Import Recipe Timeouts

Topics: Administration, Customizing Orchard, General, Troubleshooting, Writing modules
Dec 7, 2011 at 10:38 PM

I'm struggling while trying to import data using the import/export mechanism.  I'm seeing very slow behavior to the point where it just eventually times out.  I'm trying to figure out what the issue is, and I attached the NHibernate Profiler to peek into what it's doing.

Now I'm really confused.  Through the web admin, I imported a recipe that contained a single content item.  It took longer than I would expect, however it did complete.  It finished about 5 minutes ago, however I still have an active session running in NHProfiler that is continuing to rack up the queries.  I'm currently up over 9,000 queries.  It looks like it's loading in EVERY single content item in the database (with a separate query per record)...

I mean I there are so many queries happening that NHProf is effectively hung up and I can't track down why this is happening.

Any thoughts? 

Dec 7, 2011 at 10:55 PM

First, what data are you importing, which modules do you have installed?

Dec 8, 2011 at 6:04 PM

Well, I'm mostly using custom modules, and I'm importing data for those modules.   I know, vague.  

I think I understand now what's going on.  First of all, it's not continuing to run queries after the end of the request, there are just SO MANY queries that it's taking forever for nhprof to catch up, and eventually overloading it. 

And I understand the cause for this - it's an issue for me, and I think it will be a problem for others.  I understand WHY things are done the way they are, and don't necessarily have a better solution...but damn this makes things tough.  Basically the way that import/export (and orchard in general) handles Identities is great because it's very flexible - it allows you to completely modify the way an object is identified.  But the problem is that it has no knowledge of how to query for Ids in a bulk setting - meaning if you want an object with identifier "/MyProp=XYZ", it has to load up objects one by one, run get item metadata on that item, and check for equality.  This means that best case it will only need to hit up one content item, but worst case it will need to loop through every content item in the system.

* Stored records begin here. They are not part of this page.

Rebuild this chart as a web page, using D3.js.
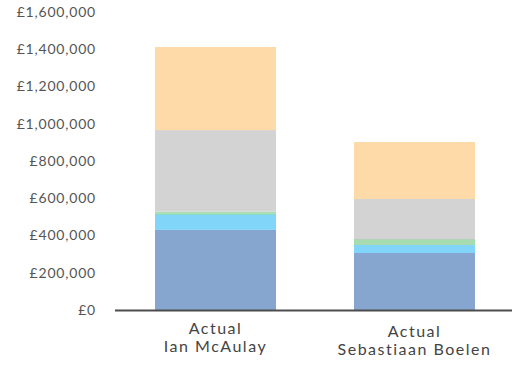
<!DOCTYPE html>
<html><head><meta charset="utf-8">
<script src="https://cdn.jsdelivr.net/npm/d3@7"></script>
<style>body{margin:0;background:#fff}svg{display:block}</style>
</head><body>
<svg id="c" width="512" height="367"></svg>
<script>
const categories = [["Actual","Ian McAulay"],["Actual","Sebastiaan Boelen"]];
const seriesNames = ["s1","s2","s3","s4","s5","s6","s7"];
const s1 = [430000, 306000];
const s2 = [82000, 43000];
const s3 = [6000, 0];
const s4 = [10000, 29000];
const s5 = [0, 3000];
const s6 = [438000, 215000];
const s7 = [446000, 306000];
const colors = ["#86a6d0","#80d5f8","#63c9a2","#a6dcb0","#8fb896","#d3d3d3","#fddaa7"];
const yTicks = [0,200000,400000,600000,800000,1000000,1200000,1400000,1600000];

const all = [s1,s2,s3,s4,s5,s6,s7];
const data = categories.map((c,i)=>{const o={cat:i};seriesNames.forEach((n,k)=>o[n]=all[k][i]);return o;});
const svg = d3.select("#c");
const x = d3.scaleBand().domain([0,1]).range([116,514]).paddingInner(0.392).paddingOuter(0.196);
const y = d3.scaleLinear().domain([0,1600000]).range([310,12]);
const stack = d3.stack().keys(seriesNames)(data);
svg.append("g").selectAll("g").data(stack).join("g").attr("fill",(d,i)=>colors[i])
  .selectAll("rect").data(d=>d).join("rect")
  .attr("x",d=>x(d.data.cat)).attr("width",x.bandwidth())
  .attr("y",d=>y(d[1])).attr("height",d=>y(d[0])-y(d[1]));
const fmt = v=>"£"+d3.format(",")(v);
const ya = svg.append("g").attr("transform","translate(96,0)")
  .call(d3.axisLeft(y).tickValues(yTicks).tickFormat(fmt).tickSize(0).tickPadding(0));
ya.select(".domain").remove();
ya.selectAll("text").attr("font-family","Lato").attr("font-size",14).attr("fill","#555").attr("letter-spacing","0.8px");
svg.append("line").attr("x1",115).attr("x2",512).attr("y1",310.5).attr("y2",310.5).attr("stroke","#4d4d4d").attr("stroke-width",2);
const xl = svg.append("g");
categories.forEach((c,i)=>{
  c.forEach((s,j)=>xl.append("text").attr("text-anchor","middle").attr("font-family","Lato").attr("font-size",16).attr("fill","#444")
    .attr("letter-spacing","1.5px")
    .attr("x",x(i)+x.bandwidth()/2).attr("y",(i===0?334:337)+j*18).text(s));
});
</script>
</body></html>
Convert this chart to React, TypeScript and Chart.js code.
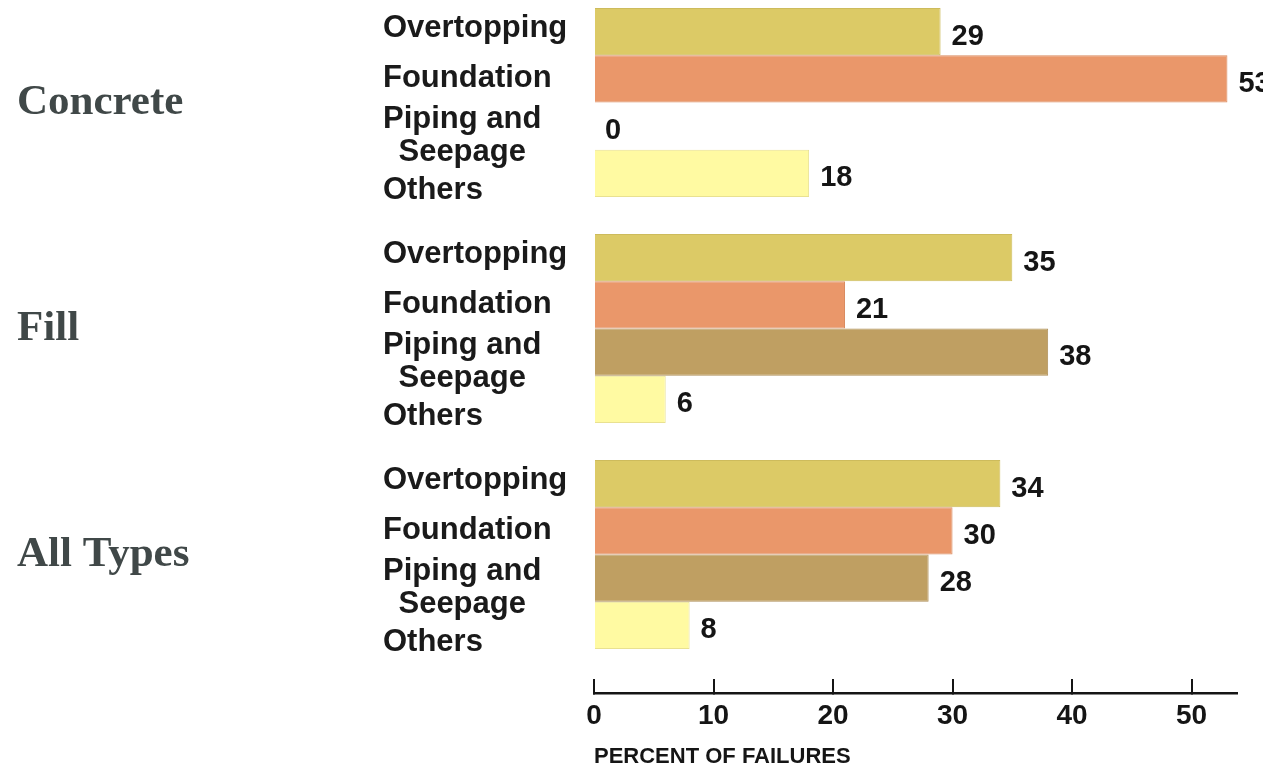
import React, { useEffect, useRef } from "react";
import { Chart, registerables } from "chart.js";

Chart.register(...registerables);

// Dam types (one group of bars each) and failure modes (one dataset each)
const damTypes = ["Concrete", "Fill", "All Types"];
const failureModes = ["Overtopping", "Foundation", "Piping and\nSeepage", "Others"];

// Percent of failures per dam type: Concrete, Fill, All Types
const overtopping = [29, 35, 34];
const foundation = [53, 21, 30];
const pipingSeepage = [0, 38, 28];
const others = [18, 6, 8];

const percentTicks = [0, 10, 20, 30, 40, 50];
const axisTitle = "PERCENT OF FAILURES";

const fills = ["#DCCA66", "#EA976A", "#BF9F62", "#FFFAA2"];
const edges = ["#CDBB5C", "#DA8A5F", "#AE8F57", "#E9E191"];

const SANS = '"Liberation Sans", Arial, sans-serif';
const SERIF = '"Liberation Serif", "Times New Roman", serif';

// Baseline offsets (px, from bar centre) of each failure-mode caption line
const captionBaselines = [[5], [8.5], [2, 35], [25.5]];
const CAPTION_INSET = 211;

const barCaptions = {
  id: "barCaptions",
  afterDatasetsDraw(chart: any) {
    const { ctx, chartArea } = chart;
    ctx.save();
    chart.data.datasets.forEach((ds: any, di: number) => {
      const meta = chart.getDatasetMeta(di);
      meta.data.forEach((bar: any, j: number) => {
        const { x, y } = bar.getProps(["x", "y"], true);

        // value next to the bar end
        ctx.font = `bold 29px ${SANS}`;
        ctx.fillStyle = "#151515";
        ctx.textAlign = "left";
        ctx.textBaseline = "alphabetic";
        ctx.fillText(String(ds.data[j]), x + 11, y + 13);

        // failure-mode caption left of the bars
        ctx.font = `bold 31px ${SANS}`;
        ctx.fillStyle = "#1a1a1a";
        const lines = failureModes[di].split("\n");
        const lx = chartArea.left - CAPTION_INSET;
        const firstWidth = ctx.measureText(lines[0]).width;
        lines.forEach((line, li) => {
          const off = captionBaselines[di][li];
          if (li === 0) {
            ctx.textAlign = "left";
            ctx.fillText(line, lx, y + off);
          } else {
            ctx.textAlign = "center";
            ctx.fillText(line, lx + firstWidth / 2, y + off);
          }
        });
      });
    });
    ctx.restore();
  },
};

export default function App() {
  const canvasRef = useRef<HTMLCanvasElement | null>(null);

  useEffect(() => {
    if (!canvasRef.current) return;
    const series = [overtopping, foundation, pipingSeepage, others];
    const chart = new Chart(canvasRef.current, {
      type: "bar",
      data: {
        labels: damTypes.map((_, i) => i),
        datasets: failureModes.map((mode, i) => ({
          label: mode.replace("\n", " "),
          data: series[i],
          backgroundColor: fills[i],
          borderColor: edges[i],
          borderWidth: 1,
          borderSkipped: "start",
          categoryPercentage: 0.836,
          barPercentage: 1,
        })),
      },
      options: {
        indexAxis: "y",
        responsive: false,
        animation: false,
        layout: { padding: { left: 17, top: 8, right: 63, bottom: 0 } },
        plugins: {
          legend: { display: false },
          tooltip: { enabled: false },
        },
        scales: {
          y: {
            type: "linear",
            reverse: true,
            offset: false,
            min: -0.418,
            max: 2.613,
            ticks: {
              stepSize: 1,
              includeBounds: false,
              crossAlign: "far",
              padding: 0,
              color: "#404848",
              font: { family: SERIF, size: 43, weight: "bold" },
              callback: (v: any) => damTypes[Math.round(Number(v))] ?? "",
            },
            grid: { display: false, offset: false },
            border: { display: false },
            afterFit: (s: any) => {
              s.width = 577;
              s.paddingTop = 0;
              s.paddingBottom = 0;
            },
          },
          x: {
            type: "linear",
            position: "bottom",
            min: 0,
            max: 53.8,
            afterBuildTicks: (s: any) => {
              s.ticks = percentTicks.map((v) => ({ value: v }));
            },
            ticks: {
              padding: 20,
              color: "#151515",
              font: { family: SANS, size: 28, weight: "bold" },
            },
            grid: {
              drawOnChartArea: false,
              drawTicks: true,
              tickLength: -14,
              color: "#151515",
              lineWidth: 2,
            },
            border: { display: true, color: "#151515", width: 2.5 },
            title: {
              display: true,
              text: axisTitle,
              align: "start",
              color: "#151515",
              padding: 0,
              font: { family: SANS, size: 22, weight: "bold" },
            },
            afterFit: (s: any) => {
              s.height = 77;
              s.paddingLeft = 0;
              s.paddingRight = 0;
            },
          },
        },
      },
      plugins: [barCaptions],
    } as any);
    return () => chart.destroy();
  }, []);

  return (
    <div
      style={{
        position: "fixed",
        left: 0,
        top: 0,
        width: "100vw",
        height: "100vh",
        overflow: "hidden",
        background: "#ffffff",
      }}
    >
      <canvas
        ref={canvasRef}
        width={1300}
        height={770}
        style={{ position: "absolute", left: 0, top: 0, display: "block" }}
      />
    </div>
  );
}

It does cache the identifiers it finds in a dictionary, so that helps some when running a larger import, but there are a few issues with this. It only caches the content item that it's looking for.  So for example, say you have 10,000 content items in your db, and you're trying to import 1,000 new items (they don't exist).  During the import, for EVERY NEW item, it will scan through EVERY EXISTING content item (and call GetItemMetadata, which for me has a couple joins on its own).  Even without any db calls in GetItemMetadata, this works out to 10,000,000 queries if I'm doing my math right, even before it actually tries to save the new content item.

Maybe I'm missing something...and I know I have other options (use the command line, write a controller action that I can call, but this is a big problem for me).

Thoughts are appreciated.

Dec 8, 2011 at 8:40 PM

It sounds like you've identified the problem and it could be improved massively, simply by caching all identities during the import?